Exercise requirements >>
Skip every picture and transcribe the remaining material exactly.

* START Available data *

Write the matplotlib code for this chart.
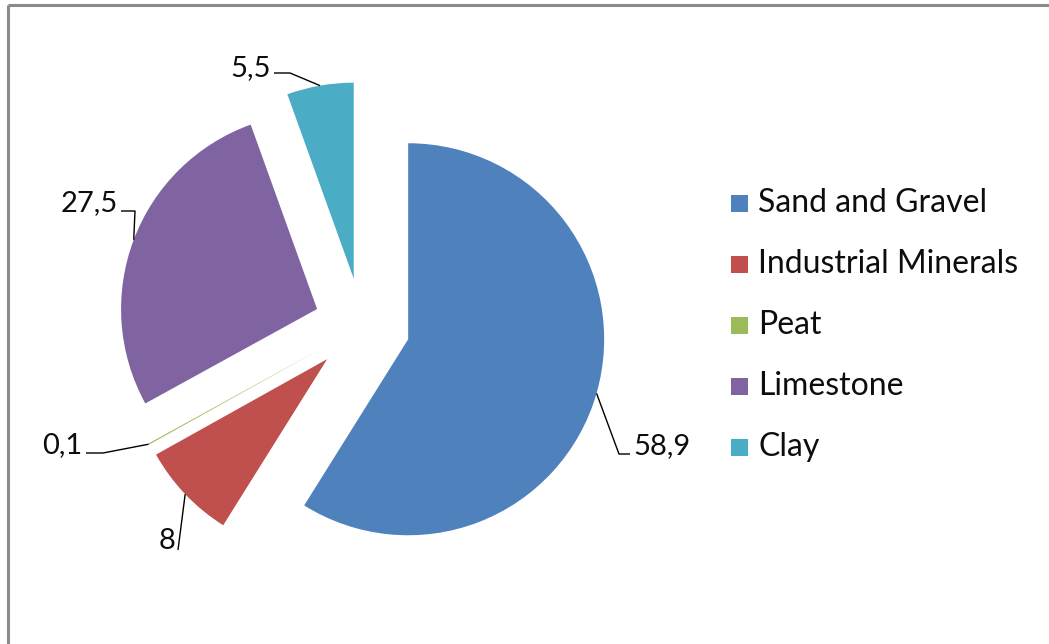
import numpy as np
import matplotlib
matplotlib.use('Agg')
import matplotlib.pyplot as plt
from matplotlib.patches import Rectangle

plt.rcParams['font.family'] = ['Lato', 'DejaVu Sans']

# Production shares (%)
names = ['Sand and Gravel', 'Industrial Minerals', 'Peat', 'Limestone', 'Clay']
shares = [58.9, 8, 0.1, 27.5, 5.5]
share_text = ['58,9', '8', '0,1', '27,5', '5,5']
colors = ['#4F81BD', '#C0504D', '#9BBB59', '#8064A2', '#4BACC6']

W, H = 1049, 644
fig = plt.figure(figsize=(W / 100, H / 100), dpi=100)
ax = fig.add_axes([0, 0, 1, 1])

# pixel-like coordinates, y pointing up
cx, cy, r = 362, H - 326, 196
pull = 0.245 * r  # explode offset is in data units

wedges, _ = ax.pie(shares, colors=colors, startangle=90, counterclock=False,
                   explode=[pull] * len(shares), radius=r, center=(cx, cy),
                   wedgeprops=dict(linewidth=0))

ax.set_xlim(0, W)
ax.set_ylim(0, H)
ax.set_aspect('equal')
ax.axis('off')

# leader line bends and label spots (x, y from the top)
bends = [[(619, 454), (630, 454)],
         [(178, 550)],
         [(103, 453), (86, 453)],
         [(135, 211), (121, 211)],
         [(290, 73), (274, 73)]]
label_pos = [(633, 446, 'left'), (175, 541, 'right'), (82, 445, 'right'),
             (118, 203, 'right'), (271, 68, 'right')]

for w, bend, (tx, ty, ha), txt in zip(wedges, bends, label_pos, share_text):
    mid = np.deg2rad((w.theta1 + w.theta2) / 2)
    ox, oy = w.center
    px = [ox + r * np.cos(mid)] + [b[0] for b in bend]
    py = [oy + r * np.sin(mid)] + [H - b[1] for b in bend]
    ax.plot(px, py, color='black', lw=1.0, solid_capstyle='butt')
    ax.text(tx, H - ty, txt, ha=ha, va='center', fontsize=21, color='#0d0d0d')

# legend
for i, (name, c) in enumerate(zip(names, colors)):
    ly = H - (203 + 61 * i)
    ax.add_patch(Rectangle((731, ly - 8.5), 17, 17, facecolor=c, edgecolor='none'))
    ax.text(758, ly, name, ha='left', va='center', fontsize=23, color='#0d0d0d')

# chart frame
ax.plot([8, W], [H - 5, H - 5], color='#8a8a8a', lw=2.2, solid_capstyle='butt')
ax.plot([8, 8], [H - 5, 0], color='#8a8a8a', lw=2.2, solid_capstyle='butt')

fig.savefig('out.png', dpi=100)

* END Available data *

Worked answer >>
Write the matplotlib code for this chart.
import numpy as np
import matplotlib
matplotlib.use('Agg')
import matplotlib.pyplot as plt
from matplotlib.patches import Rectangle

plt.rcParams['font.family'] = ['Lato', 'DejaVu Sans']

# Production shares (%)
names = ['Sand and Gravel', 'Industrial Minerals', 'Peat', 'Limestone', 'Clay']
shares = [58.9, 8, 0.1, 27.5, 5.5]
share_text = ['58,9', '8', '0,1', '27,5', '5,5']
colors = ['#4F81BD', '#C0504D', '#9BBB59', '#8064A2', '#4BACC6']

W, H = 1049, 644
fig = plt.figure(figsize=(W / 100, H / 100), dpi=100)
ax = fig.add_axes([0, 0, 1, 1])

# pixel-like coordinates, y pointing up
cx, cy, r = 362, H - 326, 196
pull = 0.245 * r  # explode offset is in data units

wedges, _ = ax.pie(shares, colors=colors, startangle=90, counterclock=False,
                   explode=[pull] * len(shares), radius=r, center=(cx, cy),
                   wedgeprops=dict(linewidth=0))

ax.set_xlim(0, W)
ax.set_ylim(0, H)
ax.set_aspect('equal')
ax.axis('off')

# leader line bends and label spots (x, y from the top)
bends = [[(619, 454), (630, 454)],
         [(178, 550)],
         [(103, 453), (86, 453)],
         [(135, 211), (121, 211)],
         [(290, 73), (274, 73)]]
label_pos = [(633, 446, 'left'), (175, 541, 'right'), (82, 445, 'right'),
             (118, 203, 'right'), (271, 68, 'right')]

for w, bend, (tx, ty, ha), txt in zip(wedges, bends, label_pos, share_text):
    mid = np.deg2rad((w.theta1 + w.theta2) / 2)
    ox, oy = w.center
    px = [ox + r * np.cos(mid)] + [b[0] for b in bend]
    py = [oy + r * np.sin(mid)] + [H - b[1] for b in bend]
    ax.plot(px, py, color='black', lw=1.0, solid_capstyle='butt')
    ax.text(tx, H - ty, txt, ha=ha, va='center', fontsize=21, color='#0d0d0d')

# legend
for i, (name, c) in enumerate(zip(names, colors)):
    ly = H - (203 + 61 * i)
    ax.add_patch(Rectangle((731, ly - 8.5), 17, 17, facecolor=c, edgecolor='none'))
    ax.text(758, ly, name, ha='left', va='center', fontsize=23, color='#0d0d0d')

# chart frame
ax.plot([8, W], [H - 5, H - 5], color='#8a8a8a', lw=2.2, solid_capstyle='butt')
ax.plot([8, 8], [H - 5, 0], color='#8a8a8a', lw=2.2, solid_capstyle='butt')

fig.savefig('out.png', dpi=100)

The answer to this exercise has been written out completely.